EuGH-Generalanwalt: Deutsche Vorratsdatenspeicherung ist rechtswidrig
Die allgemeine und unterschiedslose Vorratsdatenspeicherung ist weiterhin nur bei einer ernsten Bedrohung für die nationale Sicherheit erlaubt. Das hat der Generalanwalt des Europäischen Gerichtshofes (EuGH), Manuel Campos Sánchez-Bordona, in seinen am Donnerstag vorgelegten Schlussanträgen noch einmal klargestellt – und damit auch der deutschen Regelung eine Absage erteilt. Das höchste europäische Gericht prüft derzeit erneut, ob die Vorratsdatenspeicherung in Deutschland, Irland und Frankreich mit dem Unionsrecht vereinbar ist.
Der EuGH hatte in der Vergangenheit wiederholt entschieden, dass eine flächendeckende und pauschale Speicherung von Internet- und Telefon-Verbindungsdaten nicht zulässig ist. Mit seinem Urteil im Oktober 2020 habe das Gericht seine vorige Rechtssprechung bestätigt und nuanciert, heißt es in der Pressemitteilung des EuGH. Es sei eigentlich zu erwarten gewesen, dass “der Debatte damit ein Ende gesetzt wurde” – der Gerichtshof habe sich bemüht, den nationalen Gerichten seine Gründe detailliert zu erläutern.
Der Generalanwalt vertritt in seinen Schlussanträgen die Auffassung, dass die Antworten auf alle von den nationalen Gerichten vorgelegten Fragen bereits gegeben wurden.
Deutsche Regelung ausgesetzt
Hintergrund sind unter anderem die Klagen des Internetproviders SpaceNet und der Telekom gegen die deutsche Vorratsdatenspeicherung.
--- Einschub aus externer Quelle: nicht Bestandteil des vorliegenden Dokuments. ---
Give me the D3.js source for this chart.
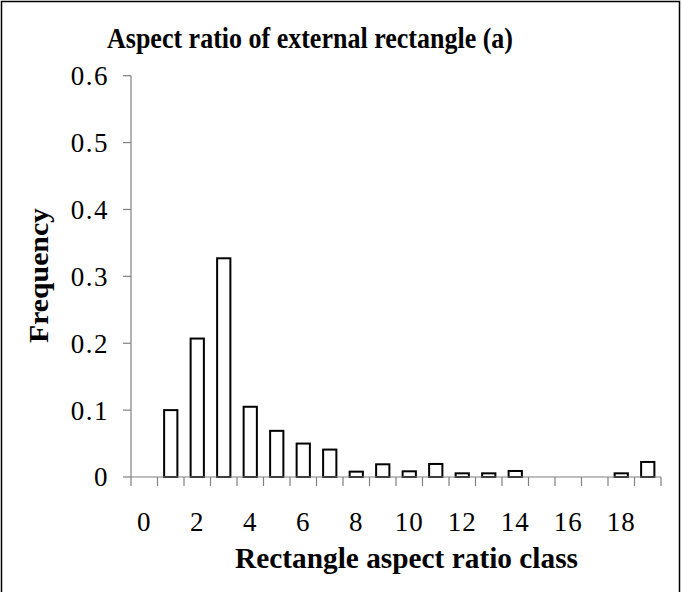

Im Juni 2017 hatte die deutsche Bundesnetzagentur den Speicherzwang für Internet-Provider und Telefonanbieter vorläufig ausgesetzt – nur wenige Tage vor dem Inkrafttreten der geplanten Vorschriften. Anlass war damals ein Urteil des Oberverwaltungsgerichts Münster, wonach eine verdachtsunabhängige Speicherung von Standort- und Verkehrsdaten nicht mit europäischem Recht vereinbar ist. Der EuGH hatte schon 2016 entschieden, dass das EU-Recht keine “unterschiedslose” Speicherung von Telefon- und Internetverbindungsdaten erlaubt.
In Bezug auf Deutschland stellte der Generalanwalt nun fest, dass sich die auferlegte Verpflichtung zu einer allgemeinen und unterschiedslosen Vorratsspeicherung auf eine Vielzahl von Verkehrs- und Standortdaten erstrecke. Der Gesetzgeber habe die Vorratsdatenspeicherung in der Neuregelung von 2015 zwar zeitlich begrenzt, doch das “heile diesen Mangel nicht”. Der Zugriff auf diese Daten bedeute zudem immer “einen schwerwiegenden Eingriff in die Grundrechte auf Familien- und Privatleben sowie den Schutz personenbezogener Daten” – unabhängig vom festgelegten Zeitraum.
Auch bei den von einem irischen und einem französischen Gericht vorgelegten Fällen wiederholt der Generalanwalt seine Bewertung der Rechtslage. Selbst die Verfolgung schwerer Straftaten rechtfertige die allgemeine Vorratsdatenspeicherung nicht. In Irland scheine der Zugang zu den gespeicherten Daten außerdem keiner vorhergehenden Kontrolle durch ein Gericht oder eine unabhängige Stelle zu unterliegen, sondern dem Ermessen eines Polizeibeamten mit einem bestimmten Rang.
Jahrelanger Streit
Die Vorratsdatenspeicherung ist seit Jahren umstritten: Sicherheitsbehörden und -politiker argumentieren, sie sei im Kampf gegen organisierte Kriminalität und Terrorismus ein zentrales Instrument. Bürgerrechtler und Verbraucherschützer hingegen sehen in ihr einen unzulässigen Eingriff in die Grundrechte. Denn die Unternehmen müssten massenhaft Verbindungsdaten ihrer Kunden speichern – ohne dass es gegen diese einen Tatverdacht gibt. Dies birgt großes Missbrauchspotenzial.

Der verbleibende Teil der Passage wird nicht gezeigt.